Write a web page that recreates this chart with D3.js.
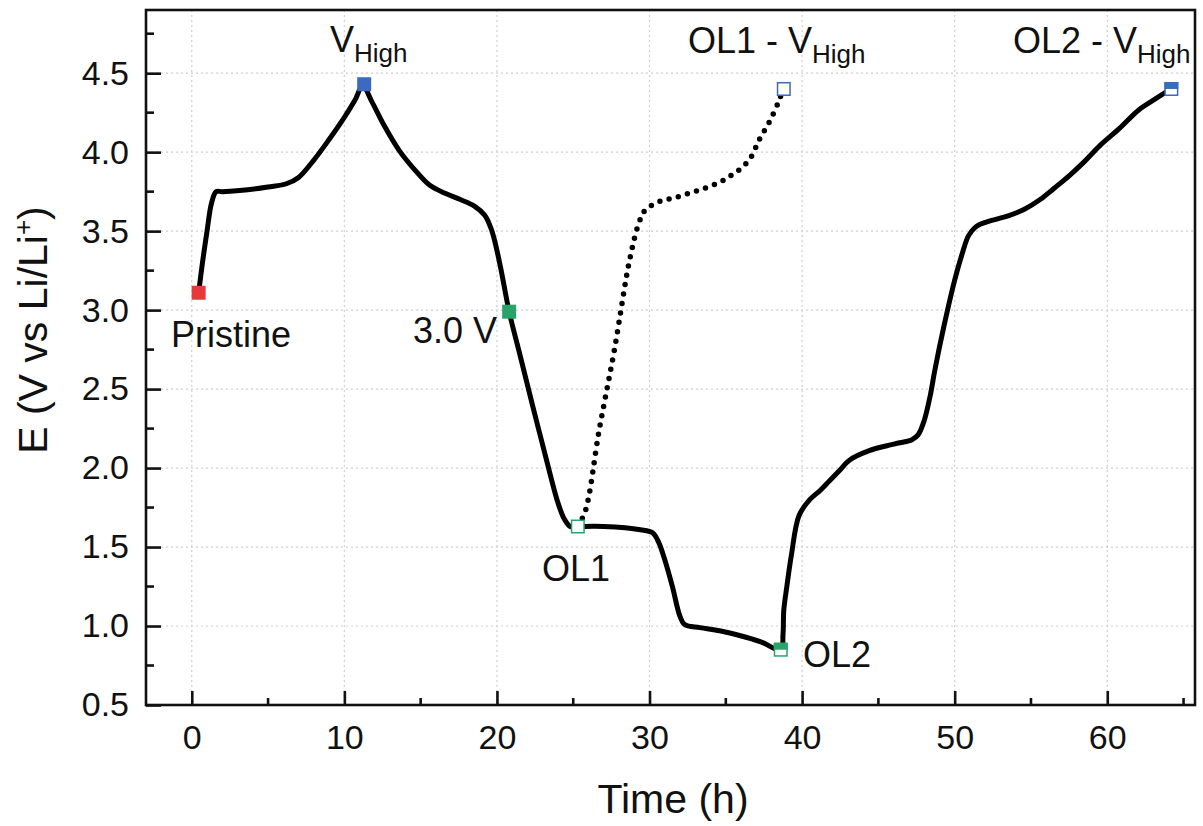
<!DOCTYPE html>
<html><head><meta charset="utf-8">
<script src="https://cdn.jsdelivr.net/npm/d3@7"></script>
<style>body{margin:0;background:#fff}svg{display:block}text{font-family:"Liberation Sans",Arial,sans-serif;fill:#111}</style>
</head><body><svg id="c" width="1203" height="826"></svg>
<script>
// ---- data ----
const mainTime = [0.45,0.7,1.0,1.3,1.6,2.0,3.5,5.0,6.2,7.0,8.0,9.0,10.0,10.7,11.2,11.8,12.6,13.6,14.6,15.6,16.6,17.6,18.5,19.2,19.6,19.9,20.3,20.8,21.5,22.3,23.2,24.0,24.4,24.8,25.3,27.0,29.4,30.2,30.6,31.0,31.5,32.0,32.3,33.3,34.6,35.9,37.3,38.6,38.75,38.8,39.0,39.3,39.8,40.5,41.2,41.8,42.5,43.1,44.4,45.5,46.4,47.2,47.6,48.0,48.4,48.7,49.3,50.0,50.5,50.9,51.3,51.6,52.5,53.6,54.6,55.6,56.5,57.5,58.5,59.5,60.8,62.1,63.2,64.2];
const mainE    = [3.11,3.30,3.50,3.68,3.75,3.75,3.76,3.78,3.80,3.84,3.95,4.08,4.22,4.33,4.42,4.32,4.17,4.01,3.89,3.79,3.74,3.70,3.66,3.60,3.52,3.42,3.24,2.99,2.72,2.41,2.07,1.78,1.68,1.63,1.63,1.63,1.61,1.59,1.53,1.42,1.25,1.06,1.01,0.99,0.97,0.94,0.90,0.85,0.95,1.10,1.25,1.45,1.70,1.80,1.86,1.92,1.99,2.05,2.11,2.14,2.16,2.18,2.21,2.30,2.46,2.62,2.90,3.19,3.36,3.47,3.52,3.54,3.57,3.60,3.64,3.70,3.77,3.85,3.94,4.04,4.15,4.27,4.34,4.40];
const ol1Time  = [25.3,25.8,26.7,27.7,28.7,29.3,29.7,30.7,31.6,32.6,33.6,34.6,35.3,35.9,36.6,37.2,37.9,38.5,38.75];
const ol1E     = [1.63,1.73,2.24,2.75,3.32,3.55,3.63,3.69,3.71,3.74,3.77,3.81,3.85,3.89,3.96,4.08,4.20,4.33,4.40];
const markerNames = ["Pristine","VHigh","3.0 V","OL1","OL2","OL1 - VHigh","OL2 - VHigh"];
const markerTime  = [0.45,11.3,20.8,25.3,38.6,38.8,64.2];
const markerE     = [3.11,4.43,2.99,1.63,0.85,4.40,4.40];
const xTicks = [0,10,20,30,40,50,60];
const yTicks = [0.5,1.0,1.5,2.0,2.5,3.0,3.5,4.0,4.5];

// ---- layout ----
const svg = d3.select("#c");
const L=146,R=1195,T=10,B=705;
const x = d3.scaleLinear().domain([-3.0,65.75]).range([L,R]);
const y = d3.scaleLinear().domain([0.5,4.9]).range([B,T]);

const red="#e8393a", blue="#3a6bbf", green="#2aa36b";
const mStyle = [
 {fill:red,stroke:red,half:false},
 {fill:blue,stroke:blue,half:false},
 {fill:green,stroke:green,half:false},
 {fill:"#fff",stroke:green,half:false},
 {fill:green,stroke:green,half:true},
 {fill:"#fff",stroke:blue,half:false},
 {fill:blue,stroke:blue,half:true}
];

// grid
const g = svg.append("g");
g.selectAll(".gx").data(xTicks).join("line").attr("x1",d=>x(d)).attr("x2",d=>x(d)).attr("y1",T).attr("y2",B)
 .attr("stroke","#d0d0d0").attr("stroke-width",1.2).attr("stroke-dasharray","2,3");
g.selectAll(".gy").data(yTicks.slice(1)).join("line").attr("y1",d=>y(d)).attr("y2",d=>y(d)).attr("x1",L).attr("x2",R)
 .attr("stroke","#d0d0d0").attr("stroke-width",1.2).attr("stroke-dasharray","2,3");

// lines
const line = d3.line().x(d=>x(d[0])).y(d=>y(d[1])).curve(d3.curveCatmullRom.alpha(0.5));
svg.append("path").datum(ol1Time.map((t,i)=>[t,ol1E[i]])).attr("d",line).attr("fill","none")
 .attr("stroke","#000").attr("stroke-width",5.5).attr("stroke-linecap","round").attr("stroke-dasharray","0,9.5");
svg.append("path").datum(mainTime.map((t,i)=>[t,mainE[i]])).attr("d",line).attr("fill","none")
 .attr("stroke","#000").attr("stroke-width",5).attr("stroke-linejoin","round");

// markers
const s=14;
markerTime.forEach((t,i)=>{
  const cx=x(t), cy=y(markerE[i]), st=mStyle[i];
  if(st.half){
    svg.append("rect").attr("x",cx-s/2+0.75).attr("y",cy-s/2+0.75).attr("width",s-1.5).attr("height",s-1.5).attr("fill","#fff").attr("stroke",st.stroke).attr("stroke-width",1.5);
    svg.append("rect").attr("x",cx-s/2).attr("y",cy-s/2).attr("width",s).attr("height",s/2).attr("fill",st.fill);
  } else if(st.fill==="#fff"){
    svg.append("rect").attr("x",cx-s/2+0.75).attr("y",cy-s/2+0.75).attr("width",s-1.5).attr("height",s-1.5).attr("fill","#fff").attr("stroke",st.stroke).attr("stroke-width",1.5);
  } else {
    svg.append("rect").attr("x",cx-s/2).attr("y",cy-s/2).attr("width",s).attr("height",s).attr("fill",st.fill);
  }
});

// axes frame
svg.append("rect").attr("x",L).attr("y",T).attr("width",R-L).attr("height",B-T).attr("fill","none").attr("stroke","#111").attr("stroke-width",2.6);

const xAxis = d3.axisBottom(x).tickValues(xTicks).tickSize(-14).tickPadding(20).tickFormat(d3.format("d"));
const xa = svg.append("g").attr("transform",`translate(0,${B})`).call(xAxis);
const yAxis = d3.axisLeft(y).tickValues(yTicks).tickSize(-15).tickPadding(17).tickFormat(d3.format(".1f"));
const ya = svg.append("g").attr("transform",`translate(${L},0)`).call(yAxis);
[xa,ya].forEach(a=>{a.select(".domain").remove();a.selectAll("line").attr("stroke","#111").attr("stroke-width",2.6);
  a.selectAll("text").attr("font-size",34).attr("font-family","'Liberation Sans',Arial,sans-serif").attr("fill","#111");});
// minor ticks
const xMinor=[5,15,25,35,45,55,65];
svg.selectAll(".mx").data(xMinor).join("line").attr("x1",d=>x(d)).attr("x2",d=>x(d)).attr("y1",B).attr("y2",B-7).attr("stroke","#111").attr("stroke-width",2.6);
const yMinor=[0.75,1.25,1.75,2.25,2.75,3.25,3.75,4.25,4.75];
svg.selectAll(".my").data(yMinor).join("line").attr("y1",d=>y(d)).attr("y2",d=>y(d)).attr("x1",L).attr("x2",L+8).attr("stroke","#111").attr("stroke-width",2.6);

// axis titles
svg.append("text").attr("x",673).attr("y",813).attr("text-anchor","middle").attr("font-size",41).text("Time (h)");
const yt = svg.append("text").attr("transform",`translate(47,330) rotate(-90)`).attr("text-anchor","middle").attr("font-size",41);
yt.append("tspan").text("E (V vs Li/Li");
yt.append("tspan").attr("dy",-15).attr("font-size",26).text("+");
yt.append("tspan").attr("dy",15).text(")");

// annotations
function sub(xp,yp,anchor,main){
  const t=svg.append("text").attr("x",xp).attr("y",yp).attr("text-anchor",anchor).attr("font-size",36);
  t.append("tspan").text(main);
  t.append("tspan").attr("dy",10).attr("font-size",26).text("High");
  return t;
}
svg.append("text").attr("x",231).attr("y",347).attr("text-anchor","middle").attr("font-size",36).text("Pristine");
sub(330,52,"start","V");
svg.append("text").attr("x",497).attr("y",343).attr("text-anchor","end").attr("font-size",36).text("3.0 V");
svg.append("text").attr("x",576).attr("y",581).attr("text-anchor","middle").attr("font-size",36).text("OL1");
svg.append("text").attr("x",803).attr("y",667).attr("text-anchor","start").attr("font-size",36).text("OL2");
sub(688,53,"start","OL1 - V");
sub(1013,53,"start","OL2 - V");
</script></body></html>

※

[PROMPT]:
Write out each line of the listing above, exactly, from its first line to the line holding "const y = d3.scaleLinear().domain([0.5,4.9]).range([B,T]);", inclusive. Skip the pictures.

[ANSWER BELOW]:
Write a web page that recreates this chart with D3.js.
<!DOCTYPE html>
<html><head><meta charset="utf-8">
<script src="https://cdn.jsdelivr.net/npm/d3@7"></script>
<style>body{margin:0;background:#fff}svg{display:block}text{font-family:"Liberation Sans",Arial,sans-serif;fill:#111}</style>
</head><body><svg id="c" width="1203" height="826"></svg>
<script>
// ---- data ----
const mainTime = [0.45,0.7,1.0,1.3,1.6,2.0,3.5,5.0,6.2,7.0,8.0,9.0,10.0,10.7,11.2,11.8,12.6,13.6,14.6,15.6,16.6,17.6,18.5,19.2,19.6,19.9,20.3,20.8,21.5,22.3,23.2,24.0,24.4,24.8,25.3,27.0,29.4,30.2,30.6,31.0,31.5,32.0,32.3,33.3,34.6,35.9,37.3,38.6,38.75,38.8,39.0,39.3,39.8,40.5,41.2,41.8,42.5,43.1,44.4,45.5,46.4,47.2,47.6,48.0,48.4,48.7,49.3,50.0,50.5,50.9,51.3,51.6,52.5,53.6,54.6,55.6,56.5,57.5,58.5,59.5,60.8,62.1,63.2,64.2];
const mainE    = [3.11,3.30,3.50,3.68,3.75,3.75,3.76,3.78,3.80,3.84,3.95,4.08,4.22,4.33,4.42,4.32,4.17,4.01,3.89,3.79,3.74,3.70,3.66,3.60,3.52,3.42,3.24,2.99,2.72,2.41,2.07,1.78,1.68,1.63,1.63,1.63,1.61,1.59,1.53,1.42,1.25,1.06,1.01,0.99,0.97,0.94,0.90,0.85,0.95,1.10,1.25,1.45,1.70,1.80,1.86,1.92,1.99,2.05,2.11,2.14,2.16,2.18,2.21,2.30,2.46,2.62,2.90,3.19,3.36,3.47,3.52,3.54,3.57,3.60,3.64,3.70,3.77,3.85,3.94,4.04,4.15,4.27,4.34,4.40];
const ol1Time  = [25.3,25.8,26.7,27.7,28.7,29.3,29.7,30.7,31.6,32.6,33.6,34.6,35.3,35.9,36.6,37.2,37.9,38.5,38.75];
const ol1E     = [1.63,1.73,2.24,2.75,3.32,3.55,3.63,3.69,3.71,3.74,3.77,3.81,3.85,3.89,3.96,4.08,4.20,4.33,4.40];
const markerNames = ["Pristine","VHigh","3.0 V","OL1","OL2","OL1 - VHigh","OL2 - VHigh"];
const markerTime  = [0.45,11.3,20.8,25.3,38.6,38.8,64.2];
const markerE     = [3.11,4.43,2.99,1.63,0.85,4.40,4.40];
const xTicks = [0,10,20,30,40,50,60];
const yTicks = [0.5,1.0,1.5,2.0,2.5,3.0,3.5,4.0,4.5];

// ---- layout ----
const svg = d3.select("#c");
const L=146,R=1195,T=10,B=705;
const x = d3.scaleLinear().domain([-3.0,65.75]).range([L,R]);
const y = d3.scaleLinear().domain([0.5,4.9]).range([B,T]);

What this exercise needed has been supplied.